Oct 12 2008
What About The New York Times’ Learning Curve?
For the New York Times, a learning curve is when a person comes around to their notions. So imagine the paper’s joy that Sen. Barack Obama has come ’round to its views on energy and services its fears on global warming. Taking a swipe at Sen. McCain and boosting Obama, the paper gushes:
Mr. Obama also keeps moving up the learning curve on energy issues, whereas Mr. McCain seems to regress. This is important because energy problems are varied and complex, and solving them will require leaders with restless curiosity and an open mind.
And there’s this:
His present strategy is coherent and farsighted. Mr. Obama says he would limit carbon emissions with a strong cap and trade program, invest heavily in alternative energy sources, raise federal fuel-economy standards and require that 10 percent of America’s energy be generated by renewable sources by 2012. He would help Detroit develop more fuel-efficient cars with loans and tax credits, and — to the annoyance of some environmentalists — he rightly includes nuclear energy as part of the mix.

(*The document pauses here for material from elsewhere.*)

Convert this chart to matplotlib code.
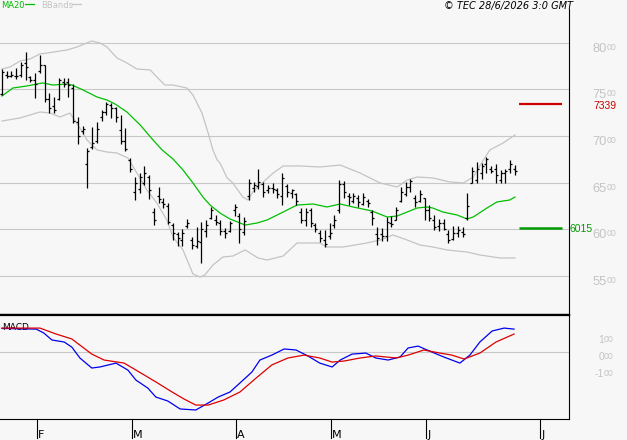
import matplotlib
matplotlib.use("Agg")
import matplotlib.pyplot as plt
from matplotlib import transforms
from matplotlib.lines import Line2D

# ---------------- data ----------------
opens = [7450, 7660, 7650, 7650, 7660, 7780, 7630, 7600, 7700, 7760,
         7400, 7320, 7400, 7580, 7580, 7520, 7150, 7050, 6700, 6880,
         6950, 7200, 7260, 7330, 7300, 7060, 6950, 6740, 6400, 6430,
         6500, 6560, 6180, 6350, 6290, 6250, 6040, 5950, 5880, 6030,
         5880, 5820, 5860, 5980, 6120, 6100, 6060, 5980, 5980, 6200,
         6140, 5970, 6350, 6440, 6460, 6480, 6420, 6440, 6420, 6360,
         6460, 6390, 6380, 6180, 6100, 6200, 6040, 5960, 5880, 5920,
         6040, 6200, 6480, 6350, 6300, 6330, 6270, 6300, 6180, 5950,
         5950, 5920, 6060, 6100, 6300, 6380, 6450, 6330, 6300, 6330,
         6200, 6100, 6030, 6060, 5950, 5890, 5960, 5970, 6120, 6500,
         6530, 6600, 6700, 6640, 6640, 6530, 6600, 6650, 6640]
highs = [7720, 7700, 7700, 7730, 7795, 7905, 7645, 7675, 7870, 7765,
         7460, 7420, 7625, 7625, 7625, 7560, 7205, 7105, 6870, 7095,
         7150, 7280, 7365, 7355, 7310, 7225, 7085, 6765, 6560, 6600,
         6675, 6580, 6225, 6450, 6335, 6280, 6065, 5970, 6000, 6110,
         5915, 6020, 6075, 6095, 6235, 6150, 6095, 6010, 6085, 6270,
         6170, 6130, 6540, 6505, 6645, 6505, 6475, 6495, 6440, 6600,
         6485, 6430, 6385, 6225, 6225, 6225, 6065, 5990, 5990, 6065,
         6150, 6525, 6515, 6385, 6385, 6365, 6385, 6325, 6205, 6020,
         6010, 6130, 6140, 6235, 6450, 6505, 6540, 6365, 6420, 6335,
         6260, 6150, 6110, 6110, 5990, 6030, 6030, 6020, 6385, 6665,
         6720, 6710, 6775, 6675, 6700, 6635, 6645, 6740, 6690]
lows = [7440, 7625, 7635, 7615, 7635, 7600, 7580, 7410, 7675, 7365,
        7245, 7245, 7385, 7525, 7420, 7140, 6915, 7020, 6440, 6860,
        6925, 7160, 7225, 7195, 7150, 6915, 6840, 6615, 6310, 6385,
        6475, 6325, 6045, 6280, 6225, 6055, 5880, 5815, 5815, 6010,
        5785, 5795, 5635, 5915, 6110, 6045, 5935, 5905, 5970, 6140,
        5850, 5935, 6310, 6400, 6430, 6345, 6385, 6385, 6335, 6260,
        6345, 6335, 6260, 6065, 6035, 6020, 5970, 5860, 5805, 5895,
        6010, 6170, 6335, 6260, 6280, 6235, 6260, 6235, 6045, 5830,
        5870, 5870, 6020, 6095, 6290, 6355, 6400, 6235, 6290, 6095,
        6085, 5990, 5980, 5990, 5850, 5880, 5915, 5915, 6095, 6495,
        6495, 6540, 6600, 6600, 6495, 6495, 6495, 6600, 6580]
closes = [7690, 7640, 7660, 7640, 7760, 7740, 7600, 7560, 7760, 7400,
          7300, 7280, 7600, 7560, 7550, 7160, 7000, 7080, 6840, 6920,
          7080, 7260, 7340, 7300, 7200, 6950, 6860, 6640, 6500, 6560,
          6600, 6420, 6100, 6320, 6270, 6080, 5960, 5900, 5960, 6070,
          5830, 5870, 6000, 6040, 6200, 6080, 5980, 5960, 6060, 6240,
          6000, 6090, 6500, 6470, 6510, 6400, 6440, 6430, 6380, 6550,
          6400, 6420, 6300, 6100, 6180, 6060, 6000, 5900, 5840, 5960,
          6100, 6480, 6400, 6340, 6360, 6290, 6340, 6280, 6120, 5900,
          5930, 6080, 6050, 6200, 6400, 6450, 6520, 6290, 6380, 6200,
          6120, 6020, 6060, 6000, 5880, 5960, 5990, 5950, 6250, 6620,
          6640, 6680, 6750, 6620, 6580, 6600, 6620, 6700, 6620]

# MA20 (bar index, value)
ma_idx = [0, 2.3, 5.3, 7.4, 8.6, 10.7, 13.7, 14.7, 17.1, 20, 22.1, 23.8, 26.3,
          29.1, 31.8, 33.7, 36, 38.1, 40.2, 42.3, 43.8, 45.9, 48, 51.2, 53.7,
          55.8, 59.2, 62.1, 65.5, 68.4, 71.2, 73.9, 77.9, 81.1, 83.2, 85.3,
          87.4, 89.5, 90.7, 92.8, 95.8, 97.9, 99.2, 102.1, 104.2, 106.9, 108]
ma_val = [7430, 7516, 7538, 7559, 7570, 7548, 7559, 7548, 7494, 7419, 7387, 7344,
          7258, 7118, 6957, 6850, 6753, 6635, 6495, 6344, 6258, 6172, 6108, 6043,
          6065, 6097, 6183, 6258, 6269, 6237, 6269, 6237, 6194, 6129, 6140, 6183,
          6226, 6237, 6226, 6183, 6151, 6108, 6129, 6226, 6291, 6312, 6344]

# Bollinger bands
bbu_idx = [0, 1.7, 3.8, 5.9, 8, 9.5, 13.7, 15.8, 18.9, 20.6, 22.1, 24.2, 26.3,
           28.4, 31.2, 32.6, 34.3, 36, 38.9, 40.2, 42.1, 43.4, 44.4, 45.3, 45.9,
           47.4, 48.6, 50.7, 51.8, 52.8, 55, 57.1, 59.2, 62.7, 66.9, 71.2, 75.4,
           79.6, 83.2, 85.3, 87.4, 90.7, 94.3, 97.1, 99.2, 101.1, 102.7, 105.5, 108]
bbu_val = [7720, 7742, 7806, 7828, 7882, 7892, 7925, 7957, 8021, 8000, 7957, 7839,
           7785, 7720, 7710, 7634, 7548, 7548, 7516, 7441, 7247, 7032, 6850, 6742,
           6710, 6549, 6495, 6344, 6312, 6398, 6506, 6602, 6678, 6678, 6667, 6688,
           6602, 6495, 6452, 6527, 6559, 6549, 6506, 6495, 6559, 6720, 6850, 6925,
           7011]
bbl_idx = [0, 3.8, 8, 10.1, 12.2, 14.3, 16, 17.9, 20, 22.1, 24.2, 26.5, 28.4,
           30.5, 32.6, 34.7, 36, 38.1, 40.2, 41.7, 42.7, 44.4, 46.5, 48.6, 51.2,
           53.9, 55.8, 59.2, 62.1, 66.9, 68.4, 71.8, 76.8, 79.6, 82.3, 85.3, 88,
           90.7, 93.7, 97.9, 100.6, 104.8, 108]
bbl_val = [7161, 7194, 7258, 7247, 7204, 7247, 7118, 6957, 6850, 6828, 6817, 6764,
           6602, 6420, 6280, 6097, 5914, 5775, 5517, 5484, 5506, 5613, 5699, 5710,
           5775, 5689, 5667, 5710, 5850, 5850, 5807, 5807, 5850, 5882, 5936, 5882,
           5828, 5807, 5775, 5753, 5721, 5689, 5689]

# MACD (blue) and signal (red)
macd_idx = [0, 7.2, 8.8, 10.5, 13.1, 14.7, 16.4, 18.9, 20.6, 24, 26.5, 28.2,
            30.7, 32.4, 34.9, 37.5, 40.8, 43.4, 45.5, 48, 50.1, 52.6, 54.3,
            56.8, 59.4, 61.9, 64.4, 66.9, 69.5, 71.2, 73.7, 76.6, 78.7, 81.3,
            83.8, 85.5, 87.6, 90.5, 93, 96.4, 98.5, 100.6, 103.2, 105.7, 107.8]
macd_val = [136, 132, 109, 68, 56, 26, -38, -97, -91, -68, -109, -168, -215,
            -268, -291, -338, -344, -303, -268, -238, -185, -121, -50, -21, 15,
            9, -26, -68, -91, -50, -15, -9, -38, -50, -32, 21, 32, -3, -32, -68,
            -21, 56, 121, 138, 132]
sig_idx = [0, 8, 11.4, 14.7, 16.4, 18.9, 21.5, 25.7, 28.2, 32.4, 35.8, 38.3,
           40.8, 43.4, 46.7, 50.1, 53.5, 56.8, 60.2, 63.6, 66.9, 69.5, 72, 75.4,
           78.7, 83, 85.5, 88.8, 92.2, 94.7, 97.3, 100.6, 104, 107.8]
sig_val = [138, 138, 103, 74, 38, -15, -50, -68, -109, -179, -238, -279, -315,
           -315, -285, -238, -156, -79, -38, -21, -38, -62, -56, -38, -26, -38,
           -21, 9, -9, -21, -44, -9, 56, 103]

price_levels = [5500, 6000, 6500, 7000, 7500, 8000]
macd_levels = [100, 0, -100]
macd_labels = ["1", "0", "-1"]
month_labels = ["F", "M", "A", "M", "J", "J"]
month_idx = [7, 27, 49, 69, 89, 113]
resistance = 7339
support = 6015

# ---------------- style ----------------
BG = "#f7f7f7"
GRID = "#c8c8c8"
LABEL = "#c4c4c4"
GREEN = "#00c000"
BAND = "#c4c4c4"
BLUE = "#0000ee"
RED = "#dd0000"

W, H = 627, 440
fig = plt.figure(figsize=(W / 100, H / 100), dpi=100, facecolor=BG)


def rect(x0, y0, x1, y1):
    return [x0 / W, 1 - y1 / H, (x1 - x0) / W, (y1 - y0) / H]


ax = fig.add_axes(rect(0, 9, 569, 315))
axm = fig.add_axes(rect(0, 315, 569, 419))
for a in (ax, axm):
    a.set_facecolor(BG)
    a.set_xlim(-0.42, 119.37)
    a.set_xticks([])
    a.set_yticks([])
    for s in a.spines.values():
        s.set_visible(False)
ax.set_ylim(5076, 8365)
axm.set_ylim(-397, 215)

ax.spines["right"].set_visible(True)
ax.spines["right"].set_linewidth(0.8)
ax.spines["bottom"].set_visible(True)
ax.spines["bottom"].set_linewidth(1.6)
axm.spines["top"].set_visible(True)
axm.spines["top"].set_linewidth(1.6)
axm.spines["right"].set_visible(True)
axm.spines["right"].set_linewidth(0.8)
axm.spines["bottom"].set_visible(True)
axm.spines["bottom"].set_linewidth(0.8)

# grid
for v in price_levels:
    ax.axhline(v, color=GRID, lw=0.8, zorder=0)
axm.axhline(0, color=GRID, lw=0.8, zorder=0)

# bars
idx = list(range(len(closes)))
ax.vlines(idx, lows, highs, color="black", lw=0.9, zorder=3)
ax.hlines(opens, [i - 0.42 for i in idx], idx, color="black", lw=0.9, zorder=3)
ax.hlines(closes, idx, [i + 0.42 for i in idx], color="black", lw=0.9, zorder=3)

# indicators
ax.plot(bbu_idx, bbu_val, color=BAND, lw=0.9, zorder=2)
ax.plot(bbl_idx, bbl_val, color=BAND, lw=0.9, zorder=2)
ax.plot(ma_idx, ma_val, color=GREEN, lw=0.9, zorder=2)

last = idx[-1]
ax.hlines(resistance, last + 0.8, last + 9.9, color="#cc0000", lw=1.6, zorder=3)
ax.hlines(support, last + 0.8, last + 9.9, color="#009900", lw=1.8, zorder=3)

# price labels
bt = transforms.blended_transform_factory(fig.transFigure, ax.transData)
for v in price_levels:
    ax.text(607 / W, v, f"{v // 100}", transform=bt, ha="right", va="top",
            fontsize=9.3, family="Liberation Sans", color=LABEL, clip_on=False)
    ax.text(607 / W, v, "00", transform=bt, ha="left", va="top",
            fontsize=6.3, family="Liberation Sans", color=LABEL, clip_on=False)
bt_down = transforms.offset_copy(bt, fig=fig, x=0, y=-1.5, units="dots")
ax.text(593.5 / W, resistance, f"{resistance}", transform=bt_down, ha="left",
        va="center", fontsize=7.5, family="Liberation Sans", color="#cc0000")
ax.text(569.5 / W, support, f"{support}", transform=bt_down, ha="left",
        va="center", fontsize=7.5, family="Liberation Sans", color="#009900")

bm = transforms.blended_transform_factory(fig.transFigure, axm.transData)
for v, lab in zip(macd_levels, macd_labels):
    ax.text(604 / W, v, lab, transform=bm, ha="right", va="top", fontsize=7.5,
            family="Liberation Sans", color=LABEL, clip_on=False)
    ax.text(604 / W, v, "00", transform=bm, ha="left", va="top",
            fontsize=6.3, family="Liberation Sans", color=LABEL, clip_on=False)

# MACD lines
axm.text(2 / 569, 0.925, "MACD", transform=axm.transAxes, ha="left", va="top",
         fontsize=6.5, color="black", zorder=1)
axm.plot(macd_idx, macd_val, color=BLUE, lw=0.9, zorder=3)
axm.plot(sig_idx, sig_val, color=RED, lw=0.9, zorder=3)

# month ticks
mt = transforms.blended_transform_factory(axm.transData, axm.transAxes)
yb = -(438 - 419) / 104
for lab, m in zip(month_labels, month_idx):
    axm.add_line(Line2D([m + 0.3, m + 0.3], [0, yb], transform=mt, color="black",
                        lw=0.8, clip_on=False))
    axm.text(m + 0.55, yb, lab, transform=mt, ha="left", va="baseline",
             fontsize=8, color="black", clip_on=False)

# title and legend
fig.text(573 / W, 1 - 0.5 / H, "\u00a9 TEC 28/6/2026 3:0 GMT", ha="right", va="top",
         fontsize=7, style="italic", color="black")
fig.text(1 / W, 1 - 1 / H, "MA20", ha="left", va="top", fontsize=6, color=GREEN)
fig.add_artist(Line2D([25 / W, 34 / W], [1 - 4.5 / H] * 2, color=GREEN, lw=0.9))
fig.text(41 / W, 1 - 1 / H, "BBands", ha="left", va="top", fontsize=6, color=BAND)
fig.add_artist(Line2D([72 / W, 81 / W], [1 - 4.5 / H] * 2, color=BAND, lw=0.9))

fig.savefig("out.png", dpi=100, facecolor=BG)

Meanwhile, the paper notes Mr. McCain’s support for nuclear energy — but then bashes him for not recognizing some costs associated with it. Somehow they can laud Obama on one hand and lash at McCain on the other.
More to the point: while the New York Times may love the notion of a “strong cap and trade system,” but our economy won’t. And piling tons of tax dollars into renewable energies — with costly Davis-Bacon Act government-set wage requirements — isn’t necessarily the answer.




The NY Times is to the left, what Fox News is to the right…fair and balanced for the people who agree with it.